WORK TO DO. Below are the records; collect from them each line containing the string "this".

+++ SOURCE DATA

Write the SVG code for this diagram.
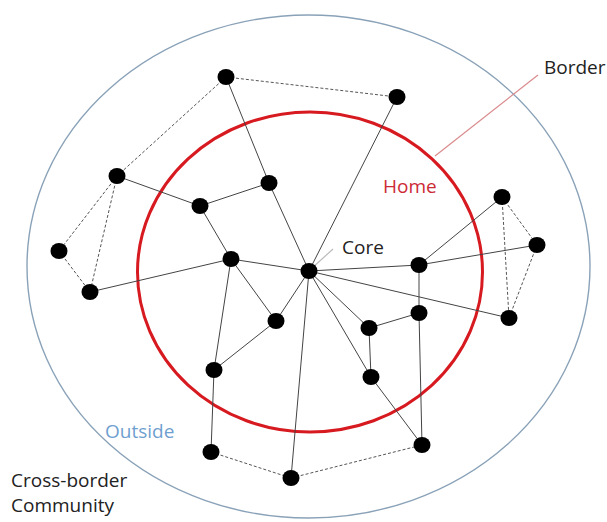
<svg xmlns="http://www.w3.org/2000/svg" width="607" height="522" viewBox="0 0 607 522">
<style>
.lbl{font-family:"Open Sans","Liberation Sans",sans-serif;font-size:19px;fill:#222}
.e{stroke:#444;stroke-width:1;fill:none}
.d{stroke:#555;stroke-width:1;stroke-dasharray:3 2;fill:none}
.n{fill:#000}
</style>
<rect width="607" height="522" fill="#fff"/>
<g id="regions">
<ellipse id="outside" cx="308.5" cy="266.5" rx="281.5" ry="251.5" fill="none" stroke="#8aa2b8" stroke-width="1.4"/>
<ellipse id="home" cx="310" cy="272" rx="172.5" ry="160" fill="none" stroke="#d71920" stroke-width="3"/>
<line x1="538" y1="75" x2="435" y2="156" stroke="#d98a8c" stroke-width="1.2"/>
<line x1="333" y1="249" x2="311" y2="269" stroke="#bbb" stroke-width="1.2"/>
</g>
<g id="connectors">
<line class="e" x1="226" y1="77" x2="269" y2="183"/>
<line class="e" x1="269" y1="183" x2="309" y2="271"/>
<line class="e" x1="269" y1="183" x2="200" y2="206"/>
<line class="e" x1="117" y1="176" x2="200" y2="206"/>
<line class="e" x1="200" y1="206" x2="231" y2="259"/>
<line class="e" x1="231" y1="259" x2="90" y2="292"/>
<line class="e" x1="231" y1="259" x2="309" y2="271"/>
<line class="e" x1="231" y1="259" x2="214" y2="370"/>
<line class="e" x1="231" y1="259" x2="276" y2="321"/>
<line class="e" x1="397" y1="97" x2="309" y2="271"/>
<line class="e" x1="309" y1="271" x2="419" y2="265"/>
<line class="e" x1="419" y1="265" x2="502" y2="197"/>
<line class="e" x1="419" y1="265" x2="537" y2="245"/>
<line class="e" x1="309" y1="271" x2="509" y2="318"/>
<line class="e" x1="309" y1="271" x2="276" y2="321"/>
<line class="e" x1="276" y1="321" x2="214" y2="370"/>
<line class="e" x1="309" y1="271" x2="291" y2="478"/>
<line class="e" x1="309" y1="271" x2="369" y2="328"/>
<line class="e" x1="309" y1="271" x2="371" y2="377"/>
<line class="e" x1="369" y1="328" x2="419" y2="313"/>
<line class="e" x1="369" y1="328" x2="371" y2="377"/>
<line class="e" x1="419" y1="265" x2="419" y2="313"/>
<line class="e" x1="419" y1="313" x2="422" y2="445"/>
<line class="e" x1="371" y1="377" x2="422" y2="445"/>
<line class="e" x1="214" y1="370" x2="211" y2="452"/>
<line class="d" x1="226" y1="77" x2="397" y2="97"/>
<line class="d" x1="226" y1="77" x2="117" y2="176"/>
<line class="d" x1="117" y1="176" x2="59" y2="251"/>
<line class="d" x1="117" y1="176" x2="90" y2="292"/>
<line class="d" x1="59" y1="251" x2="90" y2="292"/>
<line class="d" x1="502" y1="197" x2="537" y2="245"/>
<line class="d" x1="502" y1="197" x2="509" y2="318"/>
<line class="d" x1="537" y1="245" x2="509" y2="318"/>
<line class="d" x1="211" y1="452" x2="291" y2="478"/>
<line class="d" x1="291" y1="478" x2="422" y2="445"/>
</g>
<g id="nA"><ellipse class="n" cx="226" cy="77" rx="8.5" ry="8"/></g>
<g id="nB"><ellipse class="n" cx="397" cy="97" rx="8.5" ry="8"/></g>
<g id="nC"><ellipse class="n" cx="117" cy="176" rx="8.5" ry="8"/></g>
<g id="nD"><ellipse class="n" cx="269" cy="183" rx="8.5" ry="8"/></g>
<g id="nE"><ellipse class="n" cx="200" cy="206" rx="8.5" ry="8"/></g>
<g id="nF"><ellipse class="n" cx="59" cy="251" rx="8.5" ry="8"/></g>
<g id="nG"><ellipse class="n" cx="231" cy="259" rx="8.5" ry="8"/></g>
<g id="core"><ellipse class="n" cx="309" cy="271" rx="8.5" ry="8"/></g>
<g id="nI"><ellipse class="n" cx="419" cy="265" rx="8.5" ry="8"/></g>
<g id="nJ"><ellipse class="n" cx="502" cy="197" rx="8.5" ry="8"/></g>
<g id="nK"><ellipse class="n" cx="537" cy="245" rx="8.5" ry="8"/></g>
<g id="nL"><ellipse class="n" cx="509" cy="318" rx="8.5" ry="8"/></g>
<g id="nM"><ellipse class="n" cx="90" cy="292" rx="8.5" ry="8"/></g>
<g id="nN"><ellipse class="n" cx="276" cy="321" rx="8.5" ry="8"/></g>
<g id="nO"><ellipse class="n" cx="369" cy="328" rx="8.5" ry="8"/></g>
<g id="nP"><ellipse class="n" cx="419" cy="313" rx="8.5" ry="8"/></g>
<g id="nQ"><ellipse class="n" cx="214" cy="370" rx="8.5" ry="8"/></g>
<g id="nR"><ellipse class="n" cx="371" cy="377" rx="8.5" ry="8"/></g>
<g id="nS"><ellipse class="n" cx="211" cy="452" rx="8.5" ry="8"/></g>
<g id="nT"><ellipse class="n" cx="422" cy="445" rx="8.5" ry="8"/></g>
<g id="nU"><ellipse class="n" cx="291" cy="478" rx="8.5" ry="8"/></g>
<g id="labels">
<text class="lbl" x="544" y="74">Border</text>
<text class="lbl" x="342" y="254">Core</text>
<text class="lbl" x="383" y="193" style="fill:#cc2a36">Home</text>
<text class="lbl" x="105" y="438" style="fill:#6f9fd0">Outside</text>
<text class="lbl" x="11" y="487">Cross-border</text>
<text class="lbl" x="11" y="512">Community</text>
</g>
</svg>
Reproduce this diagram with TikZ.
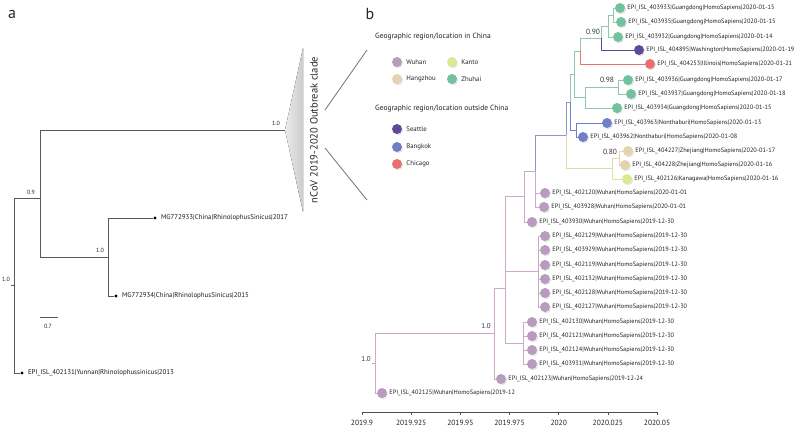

++++++

CORRECT RESPONSE.
Write the SVG code for this diagram.
Reproduce this diagram with TikZ.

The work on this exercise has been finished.